GREENSBORO, N.C. — It's been 21 years since the deadliest attack on U.S. soil.
Many people told WFMY they remember it like it was yesterday.
Kristen Hall said she was in sixth-grade shop class and remembers every detail of that moment.
Curtis Allred said he was in computer class.
People in downtown Greensboro near the 9/11 memorial shared their stories about where they were when the U.S. was attacked.
It's a day that many say will never be forgotten.
"It was just pandemonium," Robert Schroder said. "I was home at the time I was scheduled to go in the afternoon shift when I turned on the television in the morning the first plane had already hit the first tower."
Members of the Al-Qaida Muslim militant group gained control of planes that hit the world trade center's twin towers and the Pentagon.
"It was just silence everything stopped everywhere around the world," Alexis Greene said. “We had just moved from Greensboro back to Aiken, South Carolina. I was at my mom‘s house with my one-year-old. We were putting her a new riding toy together and all of a sudden, the news came on and everything stopped.

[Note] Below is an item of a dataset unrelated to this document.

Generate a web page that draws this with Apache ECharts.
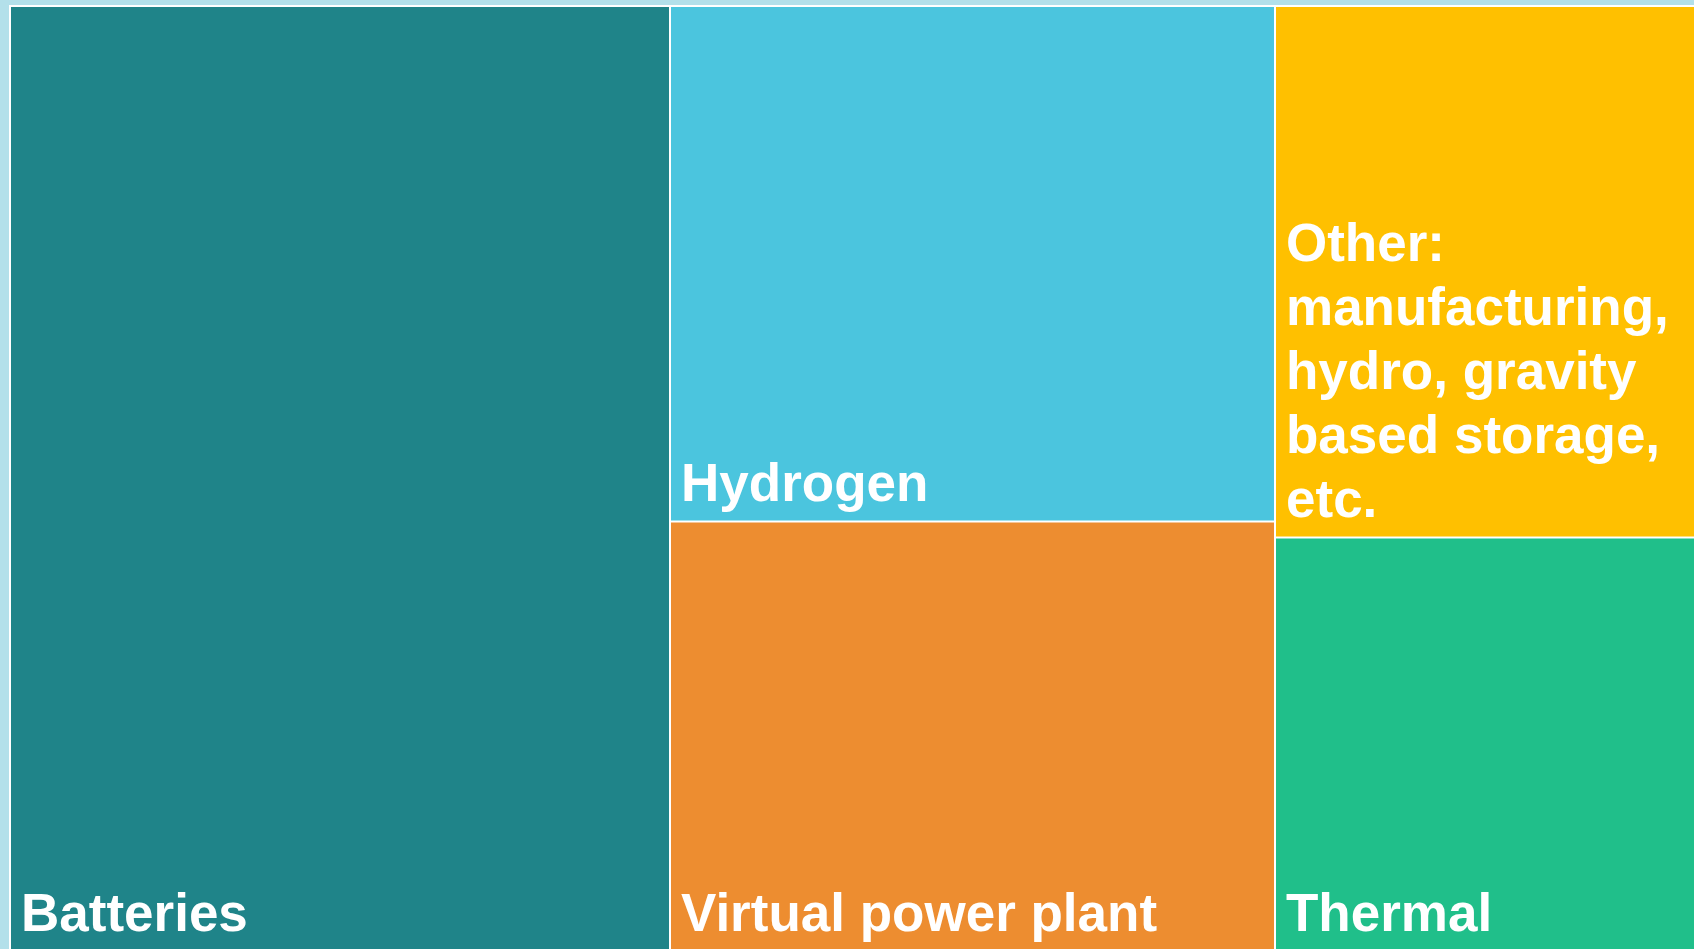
<!DOCTYPE html>
<html>
<head>
<meta charset="utf-8">
<script src="https://cdn.jsdelivr.net/npm/echarts@6/dist/echarts.min.js"></script>
<style>
  html, body { margin: 0; padding: 0; background: #b3e0ea; }
  #chart { width: 1694px; height: 949px; }
</style>
</head>
<body>
<div id="chart"></div>
<script>
// Data (relative sizes)
const categories = ['Batteries', 'Hydrogen', 'Virtual power plant',
  'Other: manufacturing, hydro, gravity based storage, etc.', 'Thermal'];
const values = [24, 12, 10, 9, 7];
const colors = ['#1F8489', '#4BC5DE', '#ED8D30', '#FFC000', '#20BF8A'];

const data = categories.map((name, i) => ({
  name: name,
  value: values[i],
  itemStyle: { color: colors[i] }
}));

const chart = echarts.init(document.getElementById('chart'), null, { renderer: 'canvas' });
chart.setOption({
  backgroundColor: '#b3e0ea',
  animation: false,
  series: [{
    type: 'treemap',
    left: 9,
    top: 5,
    width: 1707,
    height: 947,
    squareRatio: 1,
    roam: false,
    nodeClick: false,
    breadcrumb: { show: false },
    sort: 'desc',
    itemStyle: { borderColor: '#ffffff', borderWidth: 1, gapWidth: 0 },
    upperLabel: { show: false },
    label: {
      show: true,
      position: 'insideBottomLeft',
      distance: 2,
      padding: [0, 0, 0, 8],
      color: '#ffffff',
      fontFamily: 'Liberation Sans, Arial, sans-serif',
      fontWeight: 'bold',
      fontSize: 53,
      lineHeight: 64,
      overflow: 'break'
    },
    data: data
  }]
});
</script>
</body>
</html>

All of the channels went straight there and I got a call and my mom was like, 'are you watching the news."
Joshua Bachelor, an active military member said he was in high school. "All in all it was a pretty heartbreaking moment for me."

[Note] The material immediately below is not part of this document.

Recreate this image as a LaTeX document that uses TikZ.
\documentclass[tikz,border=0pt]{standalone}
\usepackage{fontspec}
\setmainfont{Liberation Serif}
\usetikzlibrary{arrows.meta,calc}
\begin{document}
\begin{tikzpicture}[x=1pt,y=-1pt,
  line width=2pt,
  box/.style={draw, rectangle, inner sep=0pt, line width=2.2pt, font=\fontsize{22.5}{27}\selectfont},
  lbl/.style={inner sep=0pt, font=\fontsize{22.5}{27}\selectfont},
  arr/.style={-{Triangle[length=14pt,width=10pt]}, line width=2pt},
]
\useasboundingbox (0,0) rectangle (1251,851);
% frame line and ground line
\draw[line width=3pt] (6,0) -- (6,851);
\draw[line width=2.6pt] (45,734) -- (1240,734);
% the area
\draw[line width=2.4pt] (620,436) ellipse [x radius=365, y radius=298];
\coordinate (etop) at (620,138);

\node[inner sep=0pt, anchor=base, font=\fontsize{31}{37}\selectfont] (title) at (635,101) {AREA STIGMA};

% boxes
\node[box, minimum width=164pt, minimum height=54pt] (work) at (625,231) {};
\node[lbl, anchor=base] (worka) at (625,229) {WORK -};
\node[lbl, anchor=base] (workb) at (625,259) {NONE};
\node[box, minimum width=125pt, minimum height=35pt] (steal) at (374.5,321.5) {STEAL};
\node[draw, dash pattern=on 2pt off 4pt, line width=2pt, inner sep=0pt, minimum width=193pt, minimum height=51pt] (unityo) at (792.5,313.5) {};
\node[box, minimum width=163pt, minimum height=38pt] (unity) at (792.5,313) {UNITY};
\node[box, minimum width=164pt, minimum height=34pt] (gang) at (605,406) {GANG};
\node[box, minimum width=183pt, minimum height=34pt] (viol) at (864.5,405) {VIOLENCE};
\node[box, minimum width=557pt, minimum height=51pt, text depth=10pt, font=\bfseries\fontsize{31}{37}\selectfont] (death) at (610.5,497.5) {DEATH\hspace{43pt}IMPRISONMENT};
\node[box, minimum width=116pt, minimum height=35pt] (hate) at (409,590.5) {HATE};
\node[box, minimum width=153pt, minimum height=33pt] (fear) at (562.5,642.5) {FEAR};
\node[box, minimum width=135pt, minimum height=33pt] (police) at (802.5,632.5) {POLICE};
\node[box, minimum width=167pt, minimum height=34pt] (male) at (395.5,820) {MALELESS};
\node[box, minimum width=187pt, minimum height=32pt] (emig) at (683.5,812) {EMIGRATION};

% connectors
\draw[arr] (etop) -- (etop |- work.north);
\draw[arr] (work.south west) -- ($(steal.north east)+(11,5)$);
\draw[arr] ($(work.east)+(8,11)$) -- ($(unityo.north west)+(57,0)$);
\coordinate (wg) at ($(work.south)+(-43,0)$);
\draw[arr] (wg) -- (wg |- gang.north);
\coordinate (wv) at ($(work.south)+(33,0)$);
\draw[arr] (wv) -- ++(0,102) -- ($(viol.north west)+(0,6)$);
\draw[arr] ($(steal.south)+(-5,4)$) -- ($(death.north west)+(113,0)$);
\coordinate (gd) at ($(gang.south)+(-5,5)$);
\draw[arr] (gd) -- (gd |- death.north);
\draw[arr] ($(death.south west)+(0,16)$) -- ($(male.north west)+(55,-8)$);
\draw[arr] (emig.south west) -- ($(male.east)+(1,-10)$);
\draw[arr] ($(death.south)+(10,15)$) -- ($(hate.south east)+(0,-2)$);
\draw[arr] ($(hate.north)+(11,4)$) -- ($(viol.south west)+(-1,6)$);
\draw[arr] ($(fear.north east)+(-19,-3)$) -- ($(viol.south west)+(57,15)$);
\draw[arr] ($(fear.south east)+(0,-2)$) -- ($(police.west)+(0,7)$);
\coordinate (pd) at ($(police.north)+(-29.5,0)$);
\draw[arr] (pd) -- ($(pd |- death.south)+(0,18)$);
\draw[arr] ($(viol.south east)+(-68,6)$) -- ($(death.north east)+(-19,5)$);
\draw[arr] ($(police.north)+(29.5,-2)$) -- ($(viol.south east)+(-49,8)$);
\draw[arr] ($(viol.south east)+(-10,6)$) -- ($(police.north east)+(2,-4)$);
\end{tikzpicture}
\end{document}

Navy veteran Al Hodgin said he was mad and confused when he saw what was happening.
"When it happened I was part-time down at the News & Record and my boss man told me they were jumping out of buildings I remember that well," Hodgin said.
Many others were also in disbelief.
Amy Gandee was working at a preschool and said she, along with the other employees, had to stay strong from the children. "I just couldn't believe this was happening here in our country on our soil and our land and just wondering what was going on how do we protect the children."
Some say they had family in New York City they were worried about.
"It was just a lot of chaos a lot of chaos everybody trying to reach different family members," Greene said.
Robin Finberg said she was an assistant principal at the time of the attack. "We had a lot of families who were very concerned at that moment in time. So we started to see a lot more kids being checked out of school,“ she continued, "it became very real, real quick.“
Former Kernersville police officer Sean Houle said this event inspired him in the sixth grade to become a first responder.
Officer Houle was shot on February 21 last year while on duty.
Every year on 9/11, he said he listens to the New York City Fire Deparmtents radio traffic from that day, back in 2001.
"I’d be lying if I told you that I didn’t shed tears when I watch and listen to certain things it’s hard especially when I relate it to things that I’ve been through and especially the most recent event that I’ve been through it’s hard because you hear these firefighters on the other end of the radio and where I’ve been through a lot of things that I’ve been the person on the other end of the radio I know the angst I know what they are feeling," Houle said.
He said it's important to remember all those lost and all those impacted.
"We determined collectively we are not going to be a victim of these 9/11 attacks we are going to be survivors of it and I think being part of a survivor of this is carrying on the memory of those lost that day," Houle said.